The European Central Bank (ECB) has reportedly finalized the technical rules for a digital euro, a move that could reshape the continent's payments landscape.
This development is a direct challenge to the long-standing dominance of US-based card giants, Visa and Mastercard. For years, European officials have expressed a desire to achieve 'payments sovereignty.' This means creating a payment system where Europe sets the rules, standards, and fees, rather than being a 'rule-taker' from international companies. A digital euro, built on European infrastructure and governed by a European rulebook, is seen as the solution to reclaim this control.
Several key factors have paved the way for this moment. First is the changing regulatory environment. The EU's recent antitrust action, which forced Apple to open its iPhone's 'tap-to-pay' NFC technology to rival wallets, was a critical step. It removed a major barrier for new payment methods, making it easier for a digital euro wallet to compete on a level playing field. Second, the foundation for instant payments is already being laid. The EU's Instant Payments Regulation is making real-time, account-to-account transfers standard across the region. This creates a ready-made 'rail' system that the digital euro can piggyback on, accelerating its adoption.

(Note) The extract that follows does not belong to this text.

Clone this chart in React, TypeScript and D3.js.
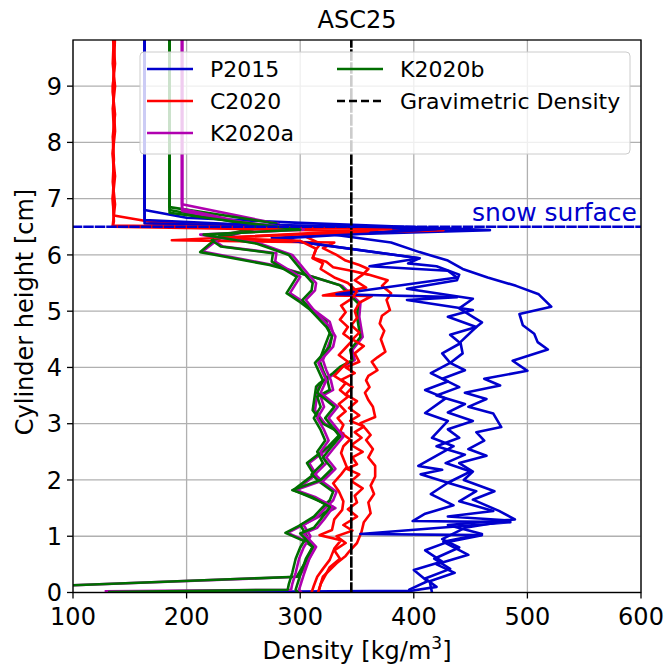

The potential financial impact on Visa and Mastercard is significant. In the first half of 2025 alone, card transactions in the euro area were valued at roughly €1.68 trillion. If the digital euro were to capture just 10% of this market, it could displace approximately €400 million in annual network revenue from the two companies combined. A more aggressive 25% substitution could lead to a revenue loss of over €1 billion.
However, it's possible that the market is already anticipating this shift. The Price-to-Earnings (P/E) ratios for both Visa and Mastercard are currently near the low end of their historical ranges. This suggests that investors have already factored in some of the regulatory risks, including the competitive threat posed by initiatives like the digital euro.
- Payments Sovereignty: The principle that a country or region should have control over its own critical payment infrastructure, rules, and standards, reducing dependence on foreign entities.
- NFC (Near-Field Communication): A short-range wireless technology that allows devices like smartphones and payment terminals to communicate when brought close together, enabling tap-to-pay transactions.
- P/E Ratio (Price-to-Earnings Ratio): A valuation metric that compares a company's current share price to its per-share earnings. A lower P/E ratio can sometimes indicate that a stock is undervalued or that investors expect lower future growth.